Space efficient random sampling techniques for computing order statistics online

Gurmeet Singh Manku*       Sridhar Rajagopalan       Bruce G. Lindsay
IBM Almaden       IBM Almaden       IBM Almaden
manku@almaden.ibm.com       sridhar@almaden.ibm.com       bruce@almaden.ibm.com

Abstract

In a previous paper in SIGMOD 98, we described a general framework for one pass approximate quantile finding algorithms that require very little main memory. In this paper, we address two issues that arise in the context of our earlier work.

First, all previously studied deterministic and randomized algorithms seem to require advance knowledge of the length of the input sequence. Some important database applications that employ quantiles cannot provide a reliable estimate of input size at the outset.
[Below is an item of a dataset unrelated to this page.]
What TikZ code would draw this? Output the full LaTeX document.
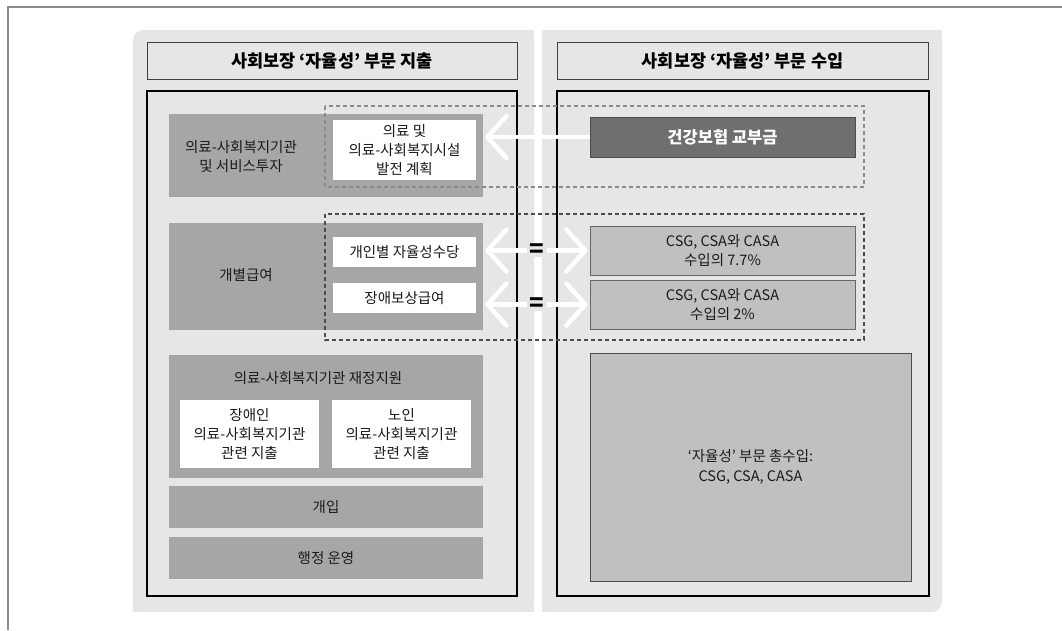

For example, quantiles can constitute a new aggregation operator, in which case, the input might be an intermediate table for whose cardinality, at best, a crude estimate from the query optimizer is available. For dynamic database tables, approximate quantiles can constitute equi-depth histograms which are expected to be accurate irrespective of the current size of the table.

Second, if the desired quantile is an extreme value, (i.e. top 100000, or top 1% of a 10 Million item dataset), then, the amount of space required by currently known algorithms seems overly pessimistic. There appears to be no known work focussed on finding extreme values efficiently.

We present random sampling methods that address and resolve these issues. In the first instance, our sampling methods are tailored to work well with the deterministic algorithm that we presented in our earlier work. A novel aspect of this sampling scheme is that the sampling rate is non-uniform. In the second case, we show that computing extreme values using random sampling is far more precise than computing quantiles close to the median using the same amount of space.